▸ **Problem details**: Write out, word for word, the stretch of lines beginning at the one with "Rebuild this chart" and ending at the one with "const namesSk3 = ['Tot.", omitting the images.

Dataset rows
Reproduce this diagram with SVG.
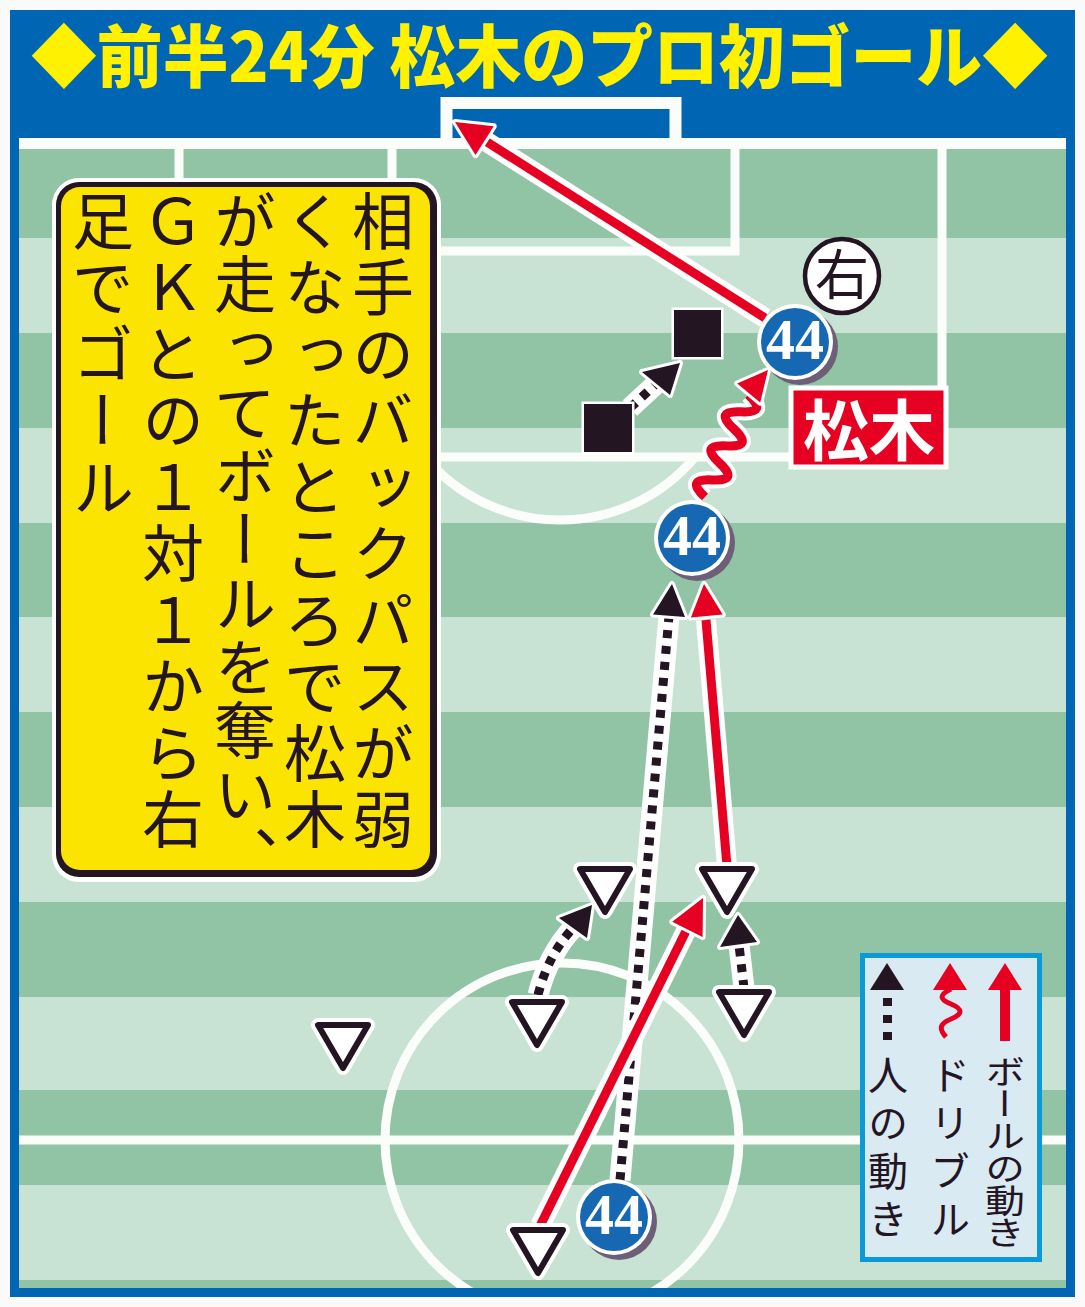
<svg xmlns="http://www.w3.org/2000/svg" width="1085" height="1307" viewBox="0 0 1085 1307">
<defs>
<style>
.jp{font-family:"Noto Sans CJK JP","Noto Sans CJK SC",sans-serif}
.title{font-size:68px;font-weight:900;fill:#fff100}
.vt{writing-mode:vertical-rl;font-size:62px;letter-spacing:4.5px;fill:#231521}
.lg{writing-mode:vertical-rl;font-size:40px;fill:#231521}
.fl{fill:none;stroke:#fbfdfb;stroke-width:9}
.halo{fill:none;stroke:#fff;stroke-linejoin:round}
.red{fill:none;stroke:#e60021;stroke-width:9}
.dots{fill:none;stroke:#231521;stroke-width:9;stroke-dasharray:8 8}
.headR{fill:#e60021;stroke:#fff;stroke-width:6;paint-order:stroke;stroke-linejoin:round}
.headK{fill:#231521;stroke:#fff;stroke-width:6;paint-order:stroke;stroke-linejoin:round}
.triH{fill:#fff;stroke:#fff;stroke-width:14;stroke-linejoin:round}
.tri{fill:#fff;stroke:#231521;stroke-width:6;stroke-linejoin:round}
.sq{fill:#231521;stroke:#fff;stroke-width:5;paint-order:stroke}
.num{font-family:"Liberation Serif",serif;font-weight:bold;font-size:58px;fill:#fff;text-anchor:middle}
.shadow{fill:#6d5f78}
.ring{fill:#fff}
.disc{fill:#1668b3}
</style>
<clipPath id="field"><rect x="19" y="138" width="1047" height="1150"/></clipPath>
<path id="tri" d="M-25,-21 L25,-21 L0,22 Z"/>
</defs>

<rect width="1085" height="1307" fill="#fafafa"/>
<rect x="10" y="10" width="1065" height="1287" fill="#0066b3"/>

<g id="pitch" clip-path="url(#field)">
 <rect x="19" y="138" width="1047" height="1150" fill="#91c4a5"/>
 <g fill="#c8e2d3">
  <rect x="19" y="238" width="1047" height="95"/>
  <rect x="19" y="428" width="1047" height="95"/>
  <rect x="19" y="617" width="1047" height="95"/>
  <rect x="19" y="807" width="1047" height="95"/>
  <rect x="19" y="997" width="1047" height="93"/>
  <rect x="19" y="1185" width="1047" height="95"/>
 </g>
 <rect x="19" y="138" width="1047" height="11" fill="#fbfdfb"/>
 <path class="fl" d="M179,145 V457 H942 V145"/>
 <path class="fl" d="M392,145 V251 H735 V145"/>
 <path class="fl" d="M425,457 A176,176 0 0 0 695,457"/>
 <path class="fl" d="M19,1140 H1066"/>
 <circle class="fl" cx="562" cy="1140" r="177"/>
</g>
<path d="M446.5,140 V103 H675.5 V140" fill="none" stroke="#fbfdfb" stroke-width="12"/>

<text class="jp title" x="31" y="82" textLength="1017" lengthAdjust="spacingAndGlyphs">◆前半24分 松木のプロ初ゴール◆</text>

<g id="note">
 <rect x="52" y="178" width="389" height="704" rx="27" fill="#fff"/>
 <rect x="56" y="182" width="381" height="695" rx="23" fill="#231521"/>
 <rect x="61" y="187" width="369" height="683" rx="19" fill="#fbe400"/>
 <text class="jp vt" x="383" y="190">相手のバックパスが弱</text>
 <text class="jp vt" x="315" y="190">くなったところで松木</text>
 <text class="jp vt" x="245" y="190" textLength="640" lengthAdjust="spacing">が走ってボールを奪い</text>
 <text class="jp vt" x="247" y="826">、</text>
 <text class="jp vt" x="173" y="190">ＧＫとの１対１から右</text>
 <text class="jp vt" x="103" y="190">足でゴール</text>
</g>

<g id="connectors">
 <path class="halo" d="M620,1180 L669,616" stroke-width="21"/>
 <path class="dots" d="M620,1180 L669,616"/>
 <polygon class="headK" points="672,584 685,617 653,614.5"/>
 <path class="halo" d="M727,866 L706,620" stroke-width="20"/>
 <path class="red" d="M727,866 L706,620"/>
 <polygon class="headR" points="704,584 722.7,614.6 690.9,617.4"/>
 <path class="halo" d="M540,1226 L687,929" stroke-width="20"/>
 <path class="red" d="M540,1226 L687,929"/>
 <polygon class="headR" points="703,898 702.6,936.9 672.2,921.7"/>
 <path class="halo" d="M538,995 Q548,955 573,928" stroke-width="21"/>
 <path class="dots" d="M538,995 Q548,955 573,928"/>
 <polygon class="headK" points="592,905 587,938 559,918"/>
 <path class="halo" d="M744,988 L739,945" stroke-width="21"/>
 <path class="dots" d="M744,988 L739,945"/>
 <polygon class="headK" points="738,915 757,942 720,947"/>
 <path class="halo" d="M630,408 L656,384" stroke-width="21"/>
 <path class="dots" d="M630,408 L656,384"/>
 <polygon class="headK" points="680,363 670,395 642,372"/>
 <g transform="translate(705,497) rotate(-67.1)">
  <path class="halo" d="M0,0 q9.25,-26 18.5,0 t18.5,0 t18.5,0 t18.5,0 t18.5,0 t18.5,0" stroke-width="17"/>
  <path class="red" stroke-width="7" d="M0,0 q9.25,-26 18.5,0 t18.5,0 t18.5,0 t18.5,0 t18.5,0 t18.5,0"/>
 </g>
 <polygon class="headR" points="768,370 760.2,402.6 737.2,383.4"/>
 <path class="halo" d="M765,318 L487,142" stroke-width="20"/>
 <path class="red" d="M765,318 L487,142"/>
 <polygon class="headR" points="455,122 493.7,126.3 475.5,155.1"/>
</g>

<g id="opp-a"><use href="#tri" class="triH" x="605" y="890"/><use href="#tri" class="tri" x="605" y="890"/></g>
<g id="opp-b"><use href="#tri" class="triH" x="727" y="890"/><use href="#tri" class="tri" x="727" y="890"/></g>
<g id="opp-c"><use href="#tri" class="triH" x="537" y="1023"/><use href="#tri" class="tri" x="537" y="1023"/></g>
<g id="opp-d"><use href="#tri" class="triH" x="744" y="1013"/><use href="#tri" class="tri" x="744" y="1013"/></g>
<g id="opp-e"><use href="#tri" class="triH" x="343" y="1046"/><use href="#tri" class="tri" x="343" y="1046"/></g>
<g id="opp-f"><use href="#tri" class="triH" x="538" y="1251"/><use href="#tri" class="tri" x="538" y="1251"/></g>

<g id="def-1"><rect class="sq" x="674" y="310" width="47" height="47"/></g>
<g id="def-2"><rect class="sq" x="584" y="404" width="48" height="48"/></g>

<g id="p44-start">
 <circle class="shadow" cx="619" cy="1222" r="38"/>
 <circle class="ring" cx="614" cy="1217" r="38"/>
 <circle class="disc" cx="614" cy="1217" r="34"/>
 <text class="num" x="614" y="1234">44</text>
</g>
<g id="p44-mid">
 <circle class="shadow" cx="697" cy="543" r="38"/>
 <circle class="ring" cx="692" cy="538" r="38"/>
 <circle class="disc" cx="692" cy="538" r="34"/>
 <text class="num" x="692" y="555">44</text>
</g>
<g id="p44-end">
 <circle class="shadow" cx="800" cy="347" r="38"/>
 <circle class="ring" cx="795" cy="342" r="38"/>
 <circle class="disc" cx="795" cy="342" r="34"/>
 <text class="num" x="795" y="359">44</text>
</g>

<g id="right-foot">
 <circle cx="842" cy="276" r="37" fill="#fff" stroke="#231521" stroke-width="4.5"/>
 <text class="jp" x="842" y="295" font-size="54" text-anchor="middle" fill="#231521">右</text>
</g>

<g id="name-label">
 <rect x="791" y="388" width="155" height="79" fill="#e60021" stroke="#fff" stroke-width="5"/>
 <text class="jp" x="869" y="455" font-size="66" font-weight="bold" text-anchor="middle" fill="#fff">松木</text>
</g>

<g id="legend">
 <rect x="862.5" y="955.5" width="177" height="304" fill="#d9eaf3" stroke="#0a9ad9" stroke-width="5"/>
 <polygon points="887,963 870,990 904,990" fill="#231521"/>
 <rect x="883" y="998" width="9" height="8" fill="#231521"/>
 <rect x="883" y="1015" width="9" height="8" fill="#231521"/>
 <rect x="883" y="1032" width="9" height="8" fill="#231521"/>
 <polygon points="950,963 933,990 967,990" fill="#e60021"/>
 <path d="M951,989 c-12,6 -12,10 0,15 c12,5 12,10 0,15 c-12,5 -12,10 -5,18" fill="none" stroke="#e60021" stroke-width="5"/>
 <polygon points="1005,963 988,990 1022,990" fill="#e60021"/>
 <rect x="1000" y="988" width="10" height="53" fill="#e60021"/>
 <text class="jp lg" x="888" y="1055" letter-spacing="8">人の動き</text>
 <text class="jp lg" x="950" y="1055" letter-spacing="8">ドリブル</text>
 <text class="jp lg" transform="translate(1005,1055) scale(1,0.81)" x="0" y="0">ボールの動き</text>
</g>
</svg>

--

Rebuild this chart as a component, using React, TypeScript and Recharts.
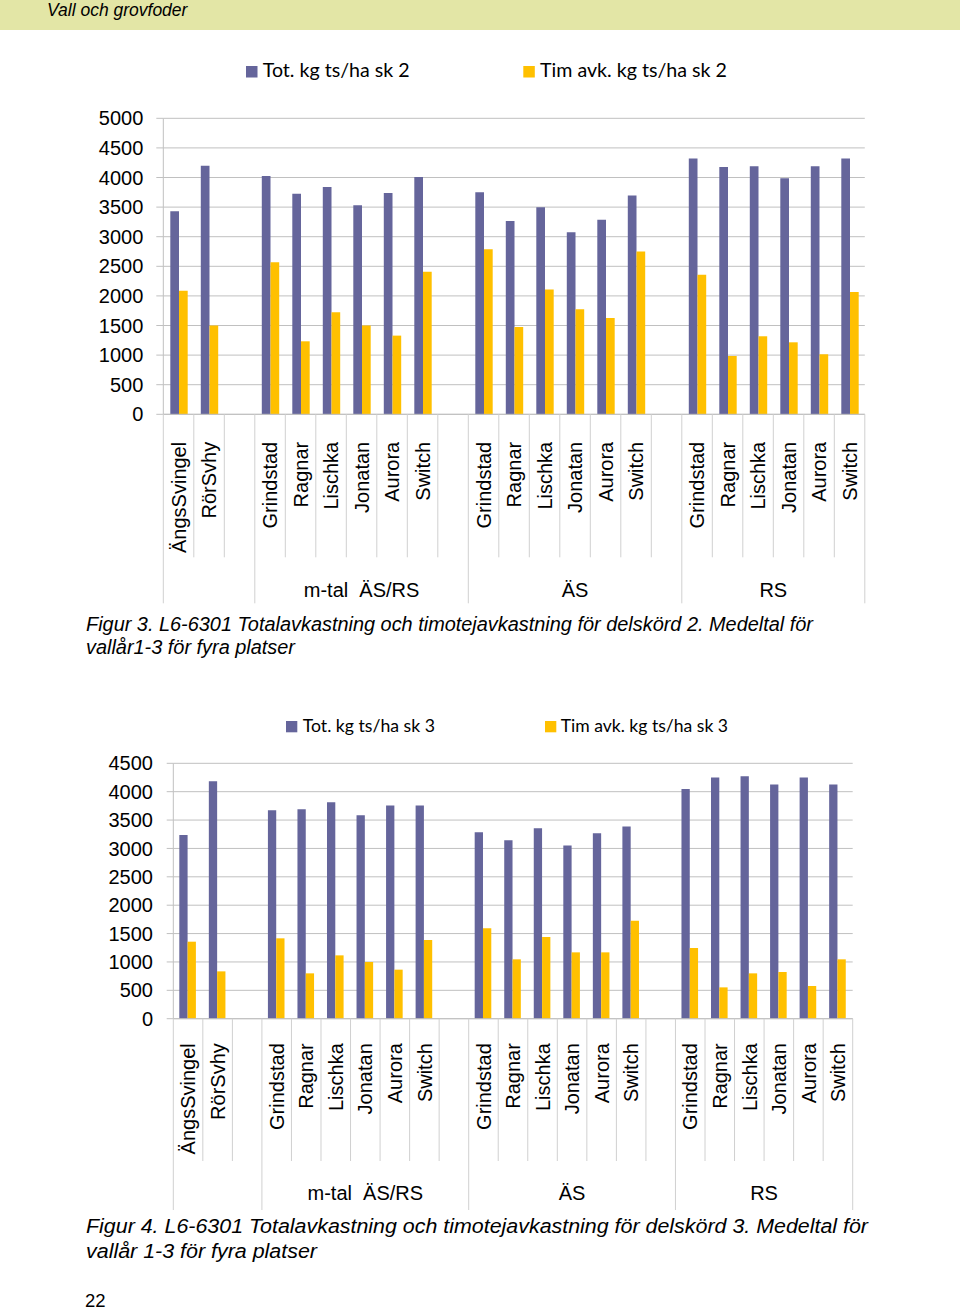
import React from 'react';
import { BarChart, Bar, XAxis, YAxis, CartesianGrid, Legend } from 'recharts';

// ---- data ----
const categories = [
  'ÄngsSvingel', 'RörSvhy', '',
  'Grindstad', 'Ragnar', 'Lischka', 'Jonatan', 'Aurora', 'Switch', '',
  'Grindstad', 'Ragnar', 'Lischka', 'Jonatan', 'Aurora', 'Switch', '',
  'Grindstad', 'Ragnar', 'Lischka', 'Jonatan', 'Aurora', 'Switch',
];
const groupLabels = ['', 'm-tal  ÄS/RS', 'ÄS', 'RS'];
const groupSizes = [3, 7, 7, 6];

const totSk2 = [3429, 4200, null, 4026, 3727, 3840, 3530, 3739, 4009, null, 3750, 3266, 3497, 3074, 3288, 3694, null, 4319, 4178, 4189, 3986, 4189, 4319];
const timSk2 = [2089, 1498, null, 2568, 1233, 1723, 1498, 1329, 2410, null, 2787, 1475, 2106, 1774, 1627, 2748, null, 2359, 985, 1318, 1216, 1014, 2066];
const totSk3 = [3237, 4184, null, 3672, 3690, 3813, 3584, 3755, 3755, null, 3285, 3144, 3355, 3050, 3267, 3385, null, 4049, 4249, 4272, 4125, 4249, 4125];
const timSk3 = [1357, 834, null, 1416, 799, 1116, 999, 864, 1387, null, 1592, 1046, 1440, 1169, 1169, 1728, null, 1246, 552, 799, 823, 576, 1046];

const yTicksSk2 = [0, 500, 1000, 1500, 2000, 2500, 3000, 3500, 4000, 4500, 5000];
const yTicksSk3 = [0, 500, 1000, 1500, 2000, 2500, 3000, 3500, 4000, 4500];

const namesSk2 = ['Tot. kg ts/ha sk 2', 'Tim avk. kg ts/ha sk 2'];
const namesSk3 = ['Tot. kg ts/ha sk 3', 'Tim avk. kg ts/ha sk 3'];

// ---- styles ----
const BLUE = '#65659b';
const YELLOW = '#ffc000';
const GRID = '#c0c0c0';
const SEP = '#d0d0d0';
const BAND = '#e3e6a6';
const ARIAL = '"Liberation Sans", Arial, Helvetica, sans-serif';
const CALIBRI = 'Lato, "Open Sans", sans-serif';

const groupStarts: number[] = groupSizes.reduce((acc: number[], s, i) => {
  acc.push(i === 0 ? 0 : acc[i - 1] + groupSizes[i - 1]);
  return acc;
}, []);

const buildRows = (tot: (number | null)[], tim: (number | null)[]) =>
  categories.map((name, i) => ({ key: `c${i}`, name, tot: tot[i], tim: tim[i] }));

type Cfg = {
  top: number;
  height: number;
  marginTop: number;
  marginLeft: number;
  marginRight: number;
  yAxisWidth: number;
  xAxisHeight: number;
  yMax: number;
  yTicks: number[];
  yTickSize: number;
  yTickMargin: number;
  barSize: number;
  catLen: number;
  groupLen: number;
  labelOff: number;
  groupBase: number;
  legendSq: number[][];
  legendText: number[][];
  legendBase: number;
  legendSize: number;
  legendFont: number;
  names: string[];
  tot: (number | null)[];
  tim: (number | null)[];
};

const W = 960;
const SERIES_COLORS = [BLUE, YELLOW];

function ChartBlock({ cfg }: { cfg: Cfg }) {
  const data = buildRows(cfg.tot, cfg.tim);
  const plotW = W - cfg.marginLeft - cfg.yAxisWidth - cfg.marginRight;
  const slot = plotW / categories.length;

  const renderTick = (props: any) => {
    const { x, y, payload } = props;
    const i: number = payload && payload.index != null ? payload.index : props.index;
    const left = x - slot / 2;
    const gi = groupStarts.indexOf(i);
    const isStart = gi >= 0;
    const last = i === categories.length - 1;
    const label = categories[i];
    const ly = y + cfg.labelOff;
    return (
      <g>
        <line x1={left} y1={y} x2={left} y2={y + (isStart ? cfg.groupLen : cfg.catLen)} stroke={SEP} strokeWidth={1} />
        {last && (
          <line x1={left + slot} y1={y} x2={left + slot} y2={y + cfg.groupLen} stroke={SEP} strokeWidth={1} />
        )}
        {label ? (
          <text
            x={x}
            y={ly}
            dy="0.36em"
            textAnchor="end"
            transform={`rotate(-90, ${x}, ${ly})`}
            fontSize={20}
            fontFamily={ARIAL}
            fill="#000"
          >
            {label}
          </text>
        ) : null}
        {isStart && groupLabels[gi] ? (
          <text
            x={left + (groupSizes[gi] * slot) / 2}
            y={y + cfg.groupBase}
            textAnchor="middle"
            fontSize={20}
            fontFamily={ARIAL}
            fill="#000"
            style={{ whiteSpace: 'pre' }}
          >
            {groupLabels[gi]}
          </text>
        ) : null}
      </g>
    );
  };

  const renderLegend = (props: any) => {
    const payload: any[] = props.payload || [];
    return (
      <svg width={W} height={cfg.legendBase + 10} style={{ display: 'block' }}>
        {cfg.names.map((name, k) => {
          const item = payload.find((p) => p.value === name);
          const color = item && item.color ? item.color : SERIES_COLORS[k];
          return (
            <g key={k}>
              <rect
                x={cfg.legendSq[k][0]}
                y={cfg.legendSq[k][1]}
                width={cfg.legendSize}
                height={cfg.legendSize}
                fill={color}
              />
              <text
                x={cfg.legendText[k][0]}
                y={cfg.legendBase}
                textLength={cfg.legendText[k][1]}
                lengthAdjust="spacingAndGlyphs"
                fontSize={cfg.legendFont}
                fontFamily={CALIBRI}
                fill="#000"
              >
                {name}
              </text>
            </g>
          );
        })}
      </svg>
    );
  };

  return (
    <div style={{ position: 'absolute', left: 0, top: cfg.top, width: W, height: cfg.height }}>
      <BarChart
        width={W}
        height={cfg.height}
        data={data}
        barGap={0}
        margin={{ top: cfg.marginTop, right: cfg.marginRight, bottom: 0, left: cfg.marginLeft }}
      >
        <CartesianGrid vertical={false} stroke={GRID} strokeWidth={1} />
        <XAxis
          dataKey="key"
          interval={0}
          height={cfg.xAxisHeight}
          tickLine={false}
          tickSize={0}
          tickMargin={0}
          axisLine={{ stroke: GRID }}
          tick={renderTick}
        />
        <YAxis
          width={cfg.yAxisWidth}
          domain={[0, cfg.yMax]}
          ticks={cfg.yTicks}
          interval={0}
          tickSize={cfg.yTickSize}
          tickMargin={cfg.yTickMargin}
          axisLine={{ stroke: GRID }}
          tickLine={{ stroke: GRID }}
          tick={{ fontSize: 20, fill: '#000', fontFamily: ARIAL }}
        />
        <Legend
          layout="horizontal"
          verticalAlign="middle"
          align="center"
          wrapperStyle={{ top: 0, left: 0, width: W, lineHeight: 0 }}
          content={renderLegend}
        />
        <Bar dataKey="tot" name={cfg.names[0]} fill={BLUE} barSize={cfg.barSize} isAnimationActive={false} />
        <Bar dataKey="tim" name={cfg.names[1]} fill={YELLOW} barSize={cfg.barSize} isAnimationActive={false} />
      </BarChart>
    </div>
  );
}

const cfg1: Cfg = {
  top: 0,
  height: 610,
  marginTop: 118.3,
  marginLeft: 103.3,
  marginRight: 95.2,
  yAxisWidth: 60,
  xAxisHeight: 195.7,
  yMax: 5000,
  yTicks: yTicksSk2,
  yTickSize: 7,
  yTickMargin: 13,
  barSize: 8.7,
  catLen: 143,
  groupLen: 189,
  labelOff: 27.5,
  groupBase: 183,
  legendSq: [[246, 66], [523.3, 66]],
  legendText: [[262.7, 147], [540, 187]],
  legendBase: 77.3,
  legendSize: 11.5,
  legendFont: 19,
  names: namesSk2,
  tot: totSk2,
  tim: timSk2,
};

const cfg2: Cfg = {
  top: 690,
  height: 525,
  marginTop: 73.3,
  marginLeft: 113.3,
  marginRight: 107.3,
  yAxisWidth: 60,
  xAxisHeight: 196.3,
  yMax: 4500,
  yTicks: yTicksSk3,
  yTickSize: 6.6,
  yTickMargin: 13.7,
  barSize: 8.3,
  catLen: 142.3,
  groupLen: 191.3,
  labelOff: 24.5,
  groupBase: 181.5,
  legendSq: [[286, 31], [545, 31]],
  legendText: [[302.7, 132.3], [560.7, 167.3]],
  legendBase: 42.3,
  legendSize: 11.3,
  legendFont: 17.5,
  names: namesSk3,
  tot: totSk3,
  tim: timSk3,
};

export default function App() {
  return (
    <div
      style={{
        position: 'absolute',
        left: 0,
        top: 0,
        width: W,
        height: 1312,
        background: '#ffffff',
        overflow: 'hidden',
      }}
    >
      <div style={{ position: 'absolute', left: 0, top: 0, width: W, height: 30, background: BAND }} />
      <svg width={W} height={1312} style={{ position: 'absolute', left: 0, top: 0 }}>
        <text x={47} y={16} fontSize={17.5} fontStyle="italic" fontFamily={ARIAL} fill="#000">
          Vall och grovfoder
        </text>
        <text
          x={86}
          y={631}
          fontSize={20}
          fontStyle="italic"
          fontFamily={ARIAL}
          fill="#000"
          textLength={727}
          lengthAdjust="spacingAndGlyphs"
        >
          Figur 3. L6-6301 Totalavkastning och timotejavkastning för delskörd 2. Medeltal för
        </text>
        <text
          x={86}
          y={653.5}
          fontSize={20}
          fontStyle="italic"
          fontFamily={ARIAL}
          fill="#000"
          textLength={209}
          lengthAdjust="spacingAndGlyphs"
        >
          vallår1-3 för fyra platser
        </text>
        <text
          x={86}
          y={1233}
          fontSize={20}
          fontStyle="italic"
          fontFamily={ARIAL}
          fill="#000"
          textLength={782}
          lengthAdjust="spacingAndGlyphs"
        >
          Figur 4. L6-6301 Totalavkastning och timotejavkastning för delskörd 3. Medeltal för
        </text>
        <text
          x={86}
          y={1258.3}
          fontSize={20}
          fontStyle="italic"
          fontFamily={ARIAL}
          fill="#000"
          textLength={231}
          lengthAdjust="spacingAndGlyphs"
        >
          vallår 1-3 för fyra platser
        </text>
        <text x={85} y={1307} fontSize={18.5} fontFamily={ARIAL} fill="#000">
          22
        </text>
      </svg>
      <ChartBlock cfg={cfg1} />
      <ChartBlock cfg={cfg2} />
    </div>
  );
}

▸ **Result for this exercise**:
Rebuild this chart as a component, using React, TypeScript and Recharts.
import React from 'react';
import { BarChart, Bar, XAxis, YAxis, CartesianGrid, Legend } from 'recharts';

// ---- data ----
const categories = [
  'ÄngsSvingel', 'RörSvhy', '',
  'Grindstad', 'Ragnar', 'Lischka', 'Jonatan', 'Aurora', 'Switch', '',
  'Grindstad', 'Ragnar', 'Lischka', 'Jonatan', 'Aurora', 'Switch', '',
  'Grindstad', 'Ragnar', 'Lischka', 'Jonatan', 'Aurora', 'Switch',
];
const groupLabels = ['', 'm-tal  ÄS/RS', 'ÄS', 'RS'];
const groupSizes = [3, 7, 7, 6];

const totSk2 = [3429, 4200, null, 4026, 3727, 3840, 3530, 3739, 4009, null, 3750, 3266, 3497, 3074, 3288, 3694, null, 4319, 4178, 4189, 3986, 4189, 4319];
const timSk2 = [2089, 1498, null, 2568, 1233, 1723, 1498, 1329, 2410, null, 2787, 1475, 2106, 1774, 1627, 2748, null, 2359, 985, 1318, 1216, 1014, 2066];
const totSk3 = [3237, 4184, null, 3672, 3690, 3813, 3584, 3755, 3755, null, 3285, 3144, 3355, 3050, 3267, 3385, null, 4049, 4249, 4272, 4125, 4249, 4125];
const timSk3 = [1357, 834, null, 1416, 799, 1116, 999, 864, 1387, null, 1592, 1046, 1440, 1169, 1169, 1728, null, 1246, 552, 799, 823, 576, 1046];

const yTicksSk2 = [0, 500, 1000, 1500, 2000, 2500, 3000, 3500, 4000, 4500, 5000];
const yTicksSk3 = [0, 500, 1000, 1500, 2000, 2500, 3000, 3500, 4000, 4500];

const namesSk2 = ['Tot. kg ts/ha sk 2', 'Tim avk. kg ts/ha sk 2'];
const namesSk3 = ['Tot. kg ts/ha sk 3', 'Tim avk. kg ts/ha sk 3'];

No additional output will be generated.